● **Stated exercise**
Starting at the first line of the listing below, repeat each line exactly until the line containing "0.006, 0.0065, 0.007]", which you include. Leave out pictures.

--- Begin Data section ---

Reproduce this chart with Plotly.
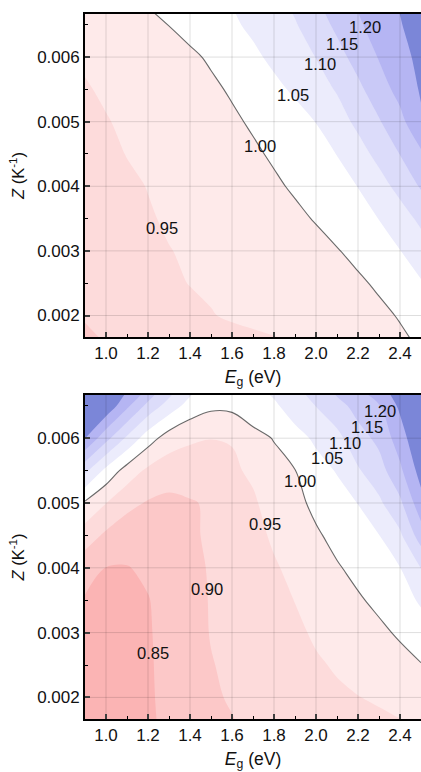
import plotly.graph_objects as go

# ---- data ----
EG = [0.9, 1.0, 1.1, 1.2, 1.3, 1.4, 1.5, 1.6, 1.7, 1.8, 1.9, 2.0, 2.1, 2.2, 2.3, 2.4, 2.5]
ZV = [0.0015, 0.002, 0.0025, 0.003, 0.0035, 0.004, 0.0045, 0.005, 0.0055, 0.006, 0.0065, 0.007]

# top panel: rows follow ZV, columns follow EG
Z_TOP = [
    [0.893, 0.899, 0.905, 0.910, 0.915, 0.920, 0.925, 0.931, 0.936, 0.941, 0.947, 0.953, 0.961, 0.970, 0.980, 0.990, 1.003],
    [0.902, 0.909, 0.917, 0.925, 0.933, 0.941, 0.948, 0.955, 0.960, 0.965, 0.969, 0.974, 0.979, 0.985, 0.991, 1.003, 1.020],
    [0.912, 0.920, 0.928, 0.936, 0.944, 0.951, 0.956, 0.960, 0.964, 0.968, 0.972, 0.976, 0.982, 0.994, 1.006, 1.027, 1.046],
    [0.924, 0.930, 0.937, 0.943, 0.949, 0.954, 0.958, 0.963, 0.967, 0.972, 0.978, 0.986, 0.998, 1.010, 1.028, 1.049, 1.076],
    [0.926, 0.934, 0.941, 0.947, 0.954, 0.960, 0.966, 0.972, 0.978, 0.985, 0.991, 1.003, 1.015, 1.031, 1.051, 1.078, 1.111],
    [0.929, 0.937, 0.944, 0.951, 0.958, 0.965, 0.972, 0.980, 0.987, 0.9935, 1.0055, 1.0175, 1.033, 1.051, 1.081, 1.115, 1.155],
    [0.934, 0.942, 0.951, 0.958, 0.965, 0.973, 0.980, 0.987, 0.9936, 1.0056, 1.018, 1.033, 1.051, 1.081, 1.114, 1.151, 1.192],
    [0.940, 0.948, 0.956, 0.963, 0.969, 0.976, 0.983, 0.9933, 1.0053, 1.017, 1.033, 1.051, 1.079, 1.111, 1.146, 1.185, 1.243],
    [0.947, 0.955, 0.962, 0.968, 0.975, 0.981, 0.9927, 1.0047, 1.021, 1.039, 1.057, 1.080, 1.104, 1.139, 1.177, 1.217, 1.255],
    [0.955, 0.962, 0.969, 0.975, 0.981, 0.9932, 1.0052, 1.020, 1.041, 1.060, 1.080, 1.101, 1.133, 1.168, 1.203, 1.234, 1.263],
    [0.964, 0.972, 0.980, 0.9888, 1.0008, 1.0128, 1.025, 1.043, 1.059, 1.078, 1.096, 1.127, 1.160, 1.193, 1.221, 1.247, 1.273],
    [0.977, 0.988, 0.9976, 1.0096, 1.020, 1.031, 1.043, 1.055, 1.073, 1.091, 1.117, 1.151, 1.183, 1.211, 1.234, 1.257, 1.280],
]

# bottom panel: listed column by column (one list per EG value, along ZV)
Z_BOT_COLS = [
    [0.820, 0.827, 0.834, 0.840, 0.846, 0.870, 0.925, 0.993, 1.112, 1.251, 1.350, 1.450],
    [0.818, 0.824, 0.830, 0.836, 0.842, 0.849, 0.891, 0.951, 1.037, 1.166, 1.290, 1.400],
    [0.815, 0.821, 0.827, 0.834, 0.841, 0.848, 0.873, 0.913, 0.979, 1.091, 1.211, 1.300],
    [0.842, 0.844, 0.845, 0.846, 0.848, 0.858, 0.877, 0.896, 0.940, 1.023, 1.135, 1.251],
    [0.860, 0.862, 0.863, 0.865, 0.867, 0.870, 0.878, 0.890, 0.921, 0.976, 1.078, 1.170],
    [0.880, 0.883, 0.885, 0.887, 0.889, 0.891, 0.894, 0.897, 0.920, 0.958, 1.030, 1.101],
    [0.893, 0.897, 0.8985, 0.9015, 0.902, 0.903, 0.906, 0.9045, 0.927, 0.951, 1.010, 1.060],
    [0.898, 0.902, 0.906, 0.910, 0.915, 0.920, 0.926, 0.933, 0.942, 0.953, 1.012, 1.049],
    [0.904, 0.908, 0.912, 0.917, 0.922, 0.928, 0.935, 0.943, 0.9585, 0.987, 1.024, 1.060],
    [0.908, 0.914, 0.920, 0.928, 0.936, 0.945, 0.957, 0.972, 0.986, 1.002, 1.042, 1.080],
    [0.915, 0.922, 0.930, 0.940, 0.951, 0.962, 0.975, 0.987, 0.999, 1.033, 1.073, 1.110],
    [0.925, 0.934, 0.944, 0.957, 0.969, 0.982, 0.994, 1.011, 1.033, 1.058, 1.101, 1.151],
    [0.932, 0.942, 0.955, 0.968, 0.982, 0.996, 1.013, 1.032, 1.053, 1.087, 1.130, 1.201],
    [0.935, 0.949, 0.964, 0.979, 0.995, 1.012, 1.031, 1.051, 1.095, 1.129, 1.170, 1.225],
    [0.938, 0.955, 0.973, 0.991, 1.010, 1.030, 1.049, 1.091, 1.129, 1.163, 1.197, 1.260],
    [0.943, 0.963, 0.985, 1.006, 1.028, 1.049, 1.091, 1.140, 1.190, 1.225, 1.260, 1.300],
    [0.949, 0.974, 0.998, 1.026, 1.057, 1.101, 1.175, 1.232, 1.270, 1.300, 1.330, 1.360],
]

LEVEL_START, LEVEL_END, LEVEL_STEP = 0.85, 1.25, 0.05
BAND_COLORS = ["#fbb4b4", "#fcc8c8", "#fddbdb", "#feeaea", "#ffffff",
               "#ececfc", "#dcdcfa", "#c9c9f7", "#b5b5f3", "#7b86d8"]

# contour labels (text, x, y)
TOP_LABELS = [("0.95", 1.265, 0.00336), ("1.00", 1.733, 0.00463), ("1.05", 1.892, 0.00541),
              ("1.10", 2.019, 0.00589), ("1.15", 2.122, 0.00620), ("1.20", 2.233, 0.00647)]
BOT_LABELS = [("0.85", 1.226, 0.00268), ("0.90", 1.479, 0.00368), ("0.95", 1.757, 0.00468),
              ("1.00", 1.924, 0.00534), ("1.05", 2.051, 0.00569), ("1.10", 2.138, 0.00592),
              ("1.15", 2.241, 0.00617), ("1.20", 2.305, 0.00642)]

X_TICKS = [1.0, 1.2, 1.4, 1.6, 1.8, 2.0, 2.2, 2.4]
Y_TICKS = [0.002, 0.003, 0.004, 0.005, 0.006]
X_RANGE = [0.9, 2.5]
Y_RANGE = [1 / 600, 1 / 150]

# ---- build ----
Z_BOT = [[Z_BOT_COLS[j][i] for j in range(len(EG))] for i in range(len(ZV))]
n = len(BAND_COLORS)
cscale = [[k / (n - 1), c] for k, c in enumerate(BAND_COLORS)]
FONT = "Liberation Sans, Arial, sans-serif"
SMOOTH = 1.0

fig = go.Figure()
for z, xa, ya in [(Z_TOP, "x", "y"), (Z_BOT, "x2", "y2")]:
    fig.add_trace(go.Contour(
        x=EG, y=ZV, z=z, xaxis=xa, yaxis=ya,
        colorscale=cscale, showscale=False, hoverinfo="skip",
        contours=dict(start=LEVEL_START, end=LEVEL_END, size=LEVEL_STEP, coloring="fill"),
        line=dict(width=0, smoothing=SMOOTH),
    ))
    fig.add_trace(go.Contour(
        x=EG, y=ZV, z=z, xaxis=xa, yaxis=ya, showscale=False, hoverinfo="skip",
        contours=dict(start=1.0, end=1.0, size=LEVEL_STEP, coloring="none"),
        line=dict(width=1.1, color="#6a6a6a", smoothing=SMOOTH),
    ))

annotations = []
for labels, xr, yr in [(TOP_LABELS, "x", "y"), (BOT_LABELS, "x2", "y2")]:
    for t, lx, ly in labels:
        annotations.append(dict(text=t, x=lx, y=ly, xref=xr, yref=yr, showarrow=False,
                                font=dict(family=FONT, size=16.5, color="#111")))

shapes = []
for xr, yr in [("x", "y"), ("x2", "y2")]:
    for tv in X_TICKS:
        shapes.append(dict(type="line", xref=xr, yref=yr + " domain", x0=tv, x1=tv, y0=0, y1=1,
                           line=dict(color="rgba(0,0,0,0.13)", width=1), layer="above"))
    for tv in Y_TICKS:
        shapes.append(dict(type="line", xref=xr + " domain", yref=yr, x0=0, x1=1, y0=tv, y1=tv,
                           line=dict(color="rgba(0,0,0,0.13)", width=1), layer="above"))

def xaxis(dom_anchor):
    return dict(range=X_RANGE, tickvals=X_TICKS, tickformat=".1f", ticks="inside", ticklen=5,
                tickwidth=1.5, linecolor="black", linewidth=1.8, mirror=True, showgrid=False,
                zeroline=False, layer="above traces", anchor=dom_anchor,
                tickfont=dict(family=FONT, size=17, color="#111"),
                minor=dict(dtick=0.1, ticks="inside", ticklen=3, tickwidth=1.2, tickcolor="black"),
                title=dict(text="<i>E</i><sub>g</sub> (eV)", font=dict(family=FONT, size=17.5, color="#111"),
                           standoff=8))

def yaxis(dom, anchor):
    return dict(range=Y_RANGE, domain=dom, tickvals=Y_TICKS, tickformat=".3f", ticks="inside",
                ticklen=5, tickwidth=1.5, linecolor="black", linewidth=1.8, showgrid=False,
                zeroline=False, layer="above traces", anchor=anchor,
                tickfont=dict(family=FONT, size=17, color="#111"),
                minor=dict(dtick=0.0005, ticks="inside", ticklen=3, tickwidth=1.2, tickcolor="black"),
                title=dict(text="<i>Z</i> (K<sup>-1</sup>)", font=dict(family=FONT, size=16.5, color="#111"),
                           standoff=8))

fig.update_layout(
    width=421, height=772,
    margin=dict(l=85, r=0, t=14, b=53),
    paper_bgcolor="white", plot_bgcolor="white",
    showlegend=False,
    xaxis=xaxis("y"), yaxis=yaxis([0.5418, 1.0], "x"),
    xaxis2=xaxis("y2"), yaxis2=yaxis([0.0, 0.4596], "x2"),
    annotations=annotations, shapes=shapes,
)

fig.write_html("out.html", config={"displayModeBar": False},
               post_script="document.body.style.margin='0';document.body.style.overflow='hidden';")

--- End Data section ---

● **Finished exercise**
Reproduce this chart with Plotly.
import plotly.graph_objects as go

# ---- data ----
EG = [0.9, 1.0, 1.1, 1.2, 1.3, 1.4, 1.5, 1.6, 1.7, 1.8, 1.9, 2.0, 2.1, 2.2, 2.3, 2.4, 2.5]
ZV = [0.0015, 0.002, 0.0025, 0.003, 0.0035, 0.004, 0.0045, 0.005, 0.0055, 0.006, 0.0065, 0.007]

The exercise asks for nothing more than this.